Is jurisdiction compulsory? 
The AG pointed out that once the lawyer initiates the 'jura de cuentas', the client automatically becomes party to the procedure. Thus, it is not voluntary for the client. The CJEU nevertheless finds that the 'mandatory' nature is lacking; the 'jura de cuentas' is purely ancillary and discretionary. It is only available if the original court proceedings have already ended. The lawyer can freely choose between this procedure and a judicial action for a declaration or an injunction to pay. The CJEU acknowledges that the Secretario Judicial's jurisdiction does not depend on the agreement of the parties, but considers that the procedure at issue is "placed on the periphery of the national court system" (par. 34). The 'jura de cuentas' does not preclude the commencement of a judicial action before a court of law, and it does not result in a decision with the force of res judicata. 

The AG made a distinction between 'procedural' res judicata and 'substantive' res judicata. The decision of the Secretario Judicial is not subject to appeal, but it is without prejudice to any subsequent proceedings on the substance of the matter. Thus, it lacks substantive res judicata.

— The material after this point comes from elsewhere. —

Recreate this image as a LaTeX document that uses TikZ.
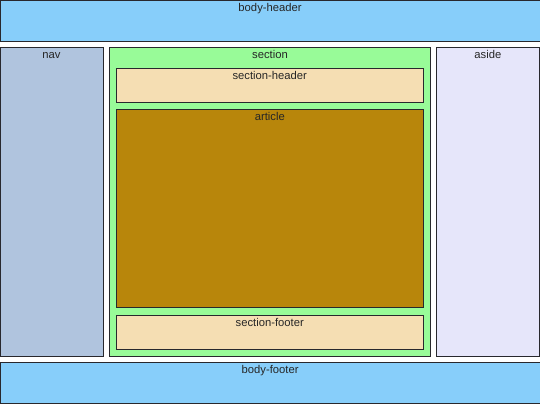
\documentclass[tikz,border=0pt]{standalone}
\usepackage{fontspec}
\setmainfont{Liberation Sans}
\usetikzlibrary{positioning}
\definecolor{skyb} {RGB}{135,206,250}
\definecolor{steel}{RGB}{176,196,222}
\definecolor{pgrn} {RGB}{152,251,152}
\definecolor{wheat}{RGB}{245,222,179}
\definecolor{dgold}{RGB}{184,134, 11}
\definecolor{lavd} {RGB}{230,230,250}
\definecolor{edge} {RGB}{ 40, 40, 45}
\tikzset{
  % Layout box, label at the top
  LB/.style={rectangle,draw=edge,fill=#1,anchor=north west,
             inner sep=0pt,outer sep=0pt,line width=0.7pt},
  % Top label style
  TL/.style={anchor=north,font=\fontsize{8}{9}\selectfont,inner sep=1.7pt,
             text height=6pt,text depth=1.7pt,text=black!85},
}
\begin{document}
\begin{tikzpicture}[x=0.025cm,y=-0.025cm]
      \useasboundingbox (0,0) rectangle (540,405);
      % Page header and footer — full width
      \node[LB=skyb,minimum width=13.5cm,minimum height=1.0375cm,
            label={[TL]north:body-header}]
            at (0,0) (bhead) {};
      \node[LB=skyb,minimum width=13.5cm,minimum height=1.04cm,
            label={[TL]north:body-footer}]
            at (0,362.3) (bfoot) {};
      % Three columns
      \node[LB=steel,minimum width=2.575cm,minimum height=7.7125cm,
            label={[TL]north:nav}]
            at (0,47.5) (nav) {};
      \node[LB=pgrn,minimum width=8.035cm,minimum height=7.7125cm,
            label={[TL]north:section}]
            at (109.3,47.5) (sect) {};
      \node[LB=lavd,minimum width=2.5575cm,minimum height=7.7125cm,
            label={[TL]north:aside}]
            at (436.7,47.5) (aside) {};
      % Inside the section
      \node[LB=wheat,minimum width=7.6875cm,minimum height=0.85cm,
            label={[TL]north:section-header}]
            at (116,68) (shead) {};
      \node[LB=dgold,minimum width=7.6875cm,minimum height=4.9625cm,
            label={[TL]north:article}]
            at (116,109) (art) {};
      \node[LB=wheat,minimum width=7.6875cm,minimum height=0.85cm,
            label={[TL]north:section-footer}]
            at (116,315) (sfoot) {};
    \end{tikzpicture}
\end{document}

- Judicial or administrative capacity?
- Decision of a judicial nature?
    The CJEU finds that the proceedings lack a clear judicial nature, and that the Secretario Judicial does not exercise a judicial function. The proceedings result in a decision that appears to be of an administrative nature, and that may still be amended in subsequent ordinary proceedings. 

    The CJEU adds that it is for the court with jurisdiction to order the enforcement of the decision to examine, if necessary of its own motion, whether there is any unfair contractual term in the contract between the lawyer and the client. 

    Compatibility with Directive 93/13/EEC and Article 47 of the Charter?
    The CJEU's findings, especially in respect of the last three factors mentioned above, would be difficult to follow if they were to be considered from the perspective of effective (judicial) protection. Of course, the question what constitutes a "court or tribunal" for the purposes of Article 267 TFEU is not the same as the question what level of judicial protection is required by Directive 93/13/EEC, read in conjunction with Article 47 of the Charter. However, today's judgment indicates that if a similar preliminary reference would be made by a court (instead of the Secretario Judicial), it is not unlikely that the 'jura de cuentas' will be found to be compatible with EU law.

    The main difference with Finanmadrid seems to be that the order-for-payment procedure at issue there resulted in a binding and enforceable instrument. The 'jura de cuentas', on the other hand, results in a decision lacking substantive res judicata. However, as AG Kokott observed, while judgments in interim relief proceedings also lack substantive res judicata, they are still of a judicial nature. Consumers might not even be able to tell the difference between the 'jura de cuentas' and ordinary proceedings. The 'jura de cuentas' may not be mandatory for the lawyer, it is certainly not voluntary for the client/consumer. Yet, like in Finanmadrid, the procedural initiative is shifted to the consumer, who must oppose the claim or the decision, otherwise it will be enforced. This is one of the elements of the 'jura de cuentas' - highlighted by AG Kokott - that could be problematic. Like in Finanmadrid, there is a risk that consumers will not file any objection. They may be forced to settle or to pay before the enforcement phase, which might pave the way for the payment of unfair claims. Thus, the mere existence of a possibility to oppose enforcement may not always be enough to ensure a truly effective remedy. Perhaps the CJEU should go a step further by holding that judicial review of potentially unfair contractual terms must take place before the enforcement phase, either by the Secretario Judicial or by an actual court.